São boas intenções que o filme carrega porém apenas nas pontas, pois ainda que se proponha como exuberante e luxuoso este A Bela e a Fera prova-se uma tentativa tímida demais de se trabalhar o conto infantil. Culpa talvez da necessidade exagerada do estúdio em revisitar suas produções antigas pela nostalgia, mas também pela inabilidade do diretor: Se Jon Favreau em Mogli demonstrava ter um controle bastante presente sobre o visual da floresta e seus personagens, Condon aqui não consegue encontrar na narrativa um tom capaz de equilibrar a emulação dos cenários e vestimentas da animação com o design mais próximo do gótico que seu longa carrega. Aliado ao visual meio oscilante dos personagens criados em CGI - se a Fera tem uma figura muito pobre e feia digitalmente, os objetos variam entre as soluções criativas (o Cogsworth de Ian McKellen, o armário) e mal resolvidas (o aspecto humano de Lumière, a face do piano) - e os números musicais pouco deslumbrantes - nem mesmo "Be our guest" escapa aos planos fechados -, esta dificuldade criativa de produção ajuda a promover na obra um sentimento de esquizofrenia que no fim barra seu avanço narrativo.

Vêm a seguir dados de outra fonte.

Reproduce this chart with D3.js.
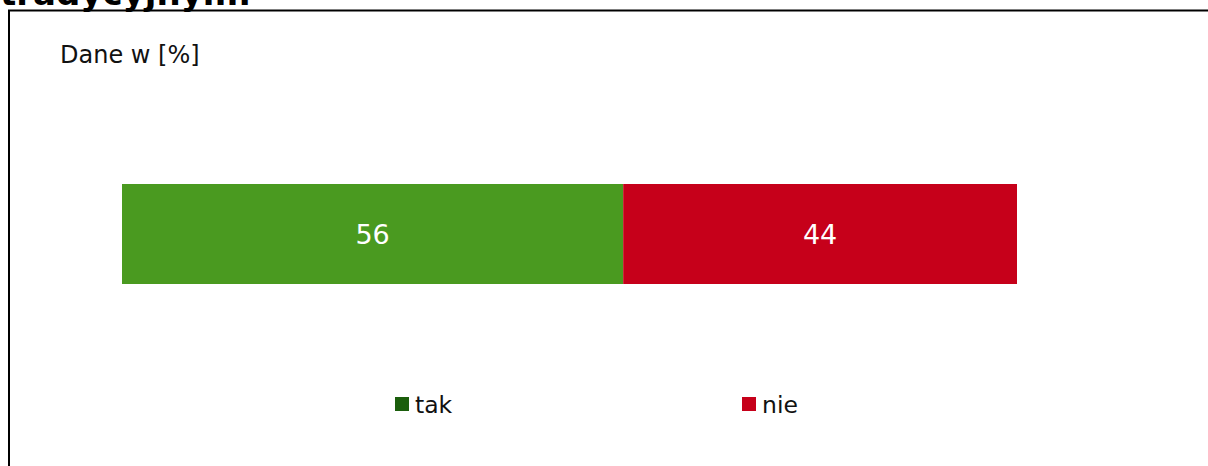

É no casal protagonista, entretanto, onde o filme de fato parece se bloquear em si mesmo. Enquanto Dan Stevens acaba preso dentro de uma Fera má concebida e que não consegue emitir nenhuma emoção, Watson fica refém do próprio papel ao não conseguir resolver a virada na sua relação com a criatura dentro dos ideais de empoderamento ao qual se propõe. Se Belle a princípio surge como uma mulher forte, independente e superior aos rituais ultrapassados do vilarejo onde mora, construindo aparatos e lutando contra preconceitos dos outros habitantes, esta noção se esvai por completo depois de feita a transição no romance com o príncipe no castelo, com Watson falhando em reobter este perfil após sua transformação para "dama" e o longa se restringindo no terceiro ato a realizar apenas a comparação dos perfis de cavalheirismo realizados pela Fera e Gaston (Luke Evans).
São problemas que terminam por tornar este novo A Bela e a Fera em uma espécie de oposto ao Cinderela de Kenneth Branagh, já que este optava por privilegiar no espetáculo aquilo que lhe faltava em atualização depois de também se valer da nostalgia como eixo da trama. É uma comparação que rende ramificações inusitadas dentro da proposta de reformulação ao qual ambas as produções estão no fundo submetidas: na ausência de uma opção capaz de conciliar as duas partes, mais vale a reafirmação com o encantamento de sua história ou a atualização necessária afim de evitar o anacronismo inevitável da moral nas adaptações modernas dos contos de fadas? Para Condon, esta dúvida é o que no fim põe em cheque todos os valores de sua abordagem.